JET-MIP served as a way for me to increase my experience in the Japanese language while helping me meet lifelong friends both American and Japanese that share similar interests in both cultures. Overall the program was very worthwhile and fun; the experience I gained, the friends I made, and the things I learned will stay with me for life as well as help me in my future relations with Japan and its people.

America has a great amount of history with European countries because of wars, treaties, and conventions, and as nationalities, cultures and ethnicities of these nations fused together.  Over the years, the societal norm has been to learn "practical" languages like Spanish, French, or German - European languages and Japan was excluded. Although we have a lack of interpersonal relations that does not mean that we cannot increase our relations.

Although I studied Japanese in high school for the past four years, the JET-MIP trip served as an excellent real world introduction to the Japanese learning experience as I begin my first semester of higher education. This fall I am taking Japanese 110, a Japanese language and culture class, at George Mason University. I am also taking three Asian culture classes featuring Japanese religion and philosophy with plans of eventually transferring to a college where Japanese language and literature are offered as a major. My dream is to become a Japanese instructor in the United States, a teacher in Japan, or a translator of some kind.

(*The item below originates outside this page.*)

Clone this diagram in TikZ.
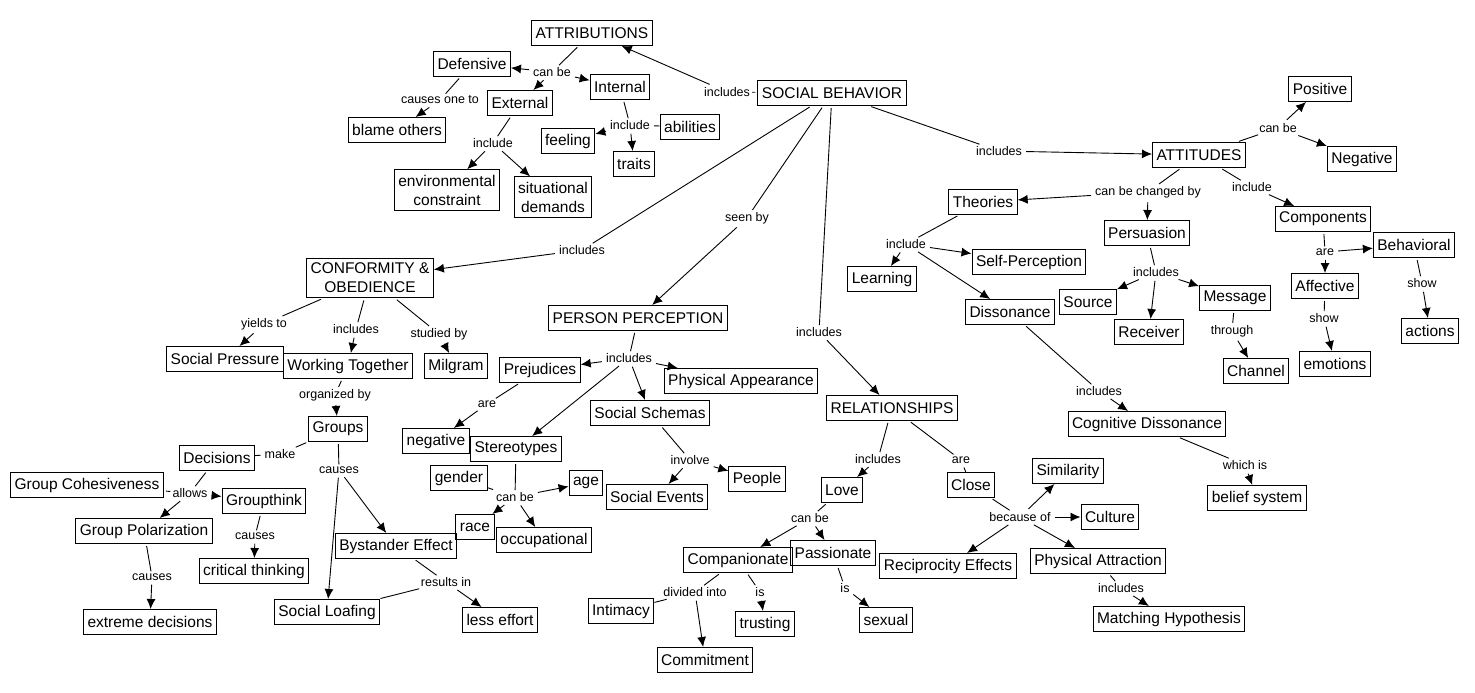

Soldiers are routinely commended for honorable service and sacrifice to the country they serve, particularly American soldiers who serve abroad. Like those soldiers, thank you Tayler and Montgomery for your sacrifice. Thank you for being ambassadors and laying a solid foundation for young Americans like myself and the group of friends I traveled with this summer. We aspire to not only learn the Japanese language but to use it for the greater good. This summer we not only had fun, but we also represented our country, America, with the same dedication and commitment that you showed. My only regret is that we couldn’t meet you in person. Like JETs, I hope to one day serve as a bridge between our two countries. I want to live abroad teaching and translating in English and Japanese. I want to be immersed in the culture like I’ve dreamed of the last four years.    

 

Nippon Through My Eyes Photo Submission

“Lunch at the Kagatsu”

Claire, Ella, Ryan, and I were looking for a ramen and/or somen shop but we had a mishap in translation so we ended up eating at a Kagetsu restaurant.

Eating a traditional Japanese meal is and watching the guy cook it was like a masterwork.